The creatively slick southpaw, who now resides in the boxing/training hotbed of Oxnard, Calif., said he would love to face Pacquiao at some point, "but not in my next fight," he said.
Arum said he has no desire to try to slow Lomachenko's rapid rise.
"From the first day I met him, when he sat down with me and we discussed his future, I was concerned because people were offering him large signing bonuses, he told me that he didn't want a signing bonus; he wanted to earn his own money," Arum said. "All he wanted was challenges that I would present to him. He doesn't want any gimmes - he wants every fight to be a challenge. So at 130 pounds, who is more of a challenge than Nicholas Walters?
"I am not going to slow him down. He knows his ability a lot more than I do. And you have to give his father credit - his father is probably the best trainer in boxing today and I say that without any question, because look what the father produced from the Ukrainian Olympic team in London. Oleksandr Usyk, who is now a cruiserweight champion, Alexandr Gvozdyk, a light heavyweight who you saw last week on the Ward-Kovalev pay-per-view, who is a future champion - they are all Ukrainians and they were all trained by Vasyl's father. So he has a lot going for him."
Walters, nicknamed "The Axeman" for the way he chops down opponents, said a big difference in the two fighters is that despite his rapid rise, Lomachenko has tasted defeat as a pro but Walters hasn't.

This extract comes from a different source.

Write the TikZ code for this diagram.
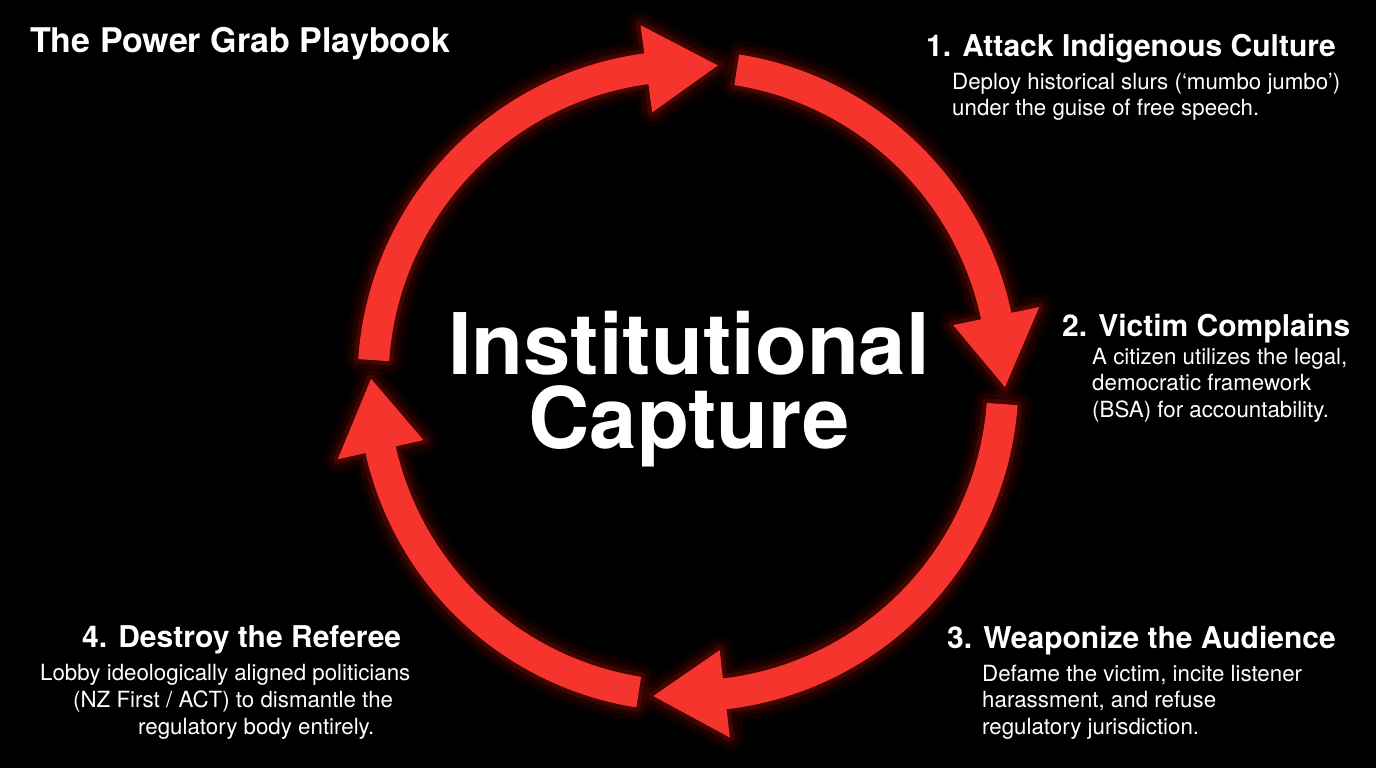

"The achievement is good for him. And Bob knows what he is talking about since he has been in the business for 50 years," Walters said. "I don't think this is a different Lomachenko from the guy that lost to Salido - he is the same Lomachenko.
"They say a leopard cannot change his spots right? Since he did lose to Salido, he can be as technical as he wants, but I am in the hurt business. This is a gladiator sport and I fight all of my fights . . . like a gladiator. He can come in with his technical fight on Saturday and I am going to be up for it and put on a hell of a show."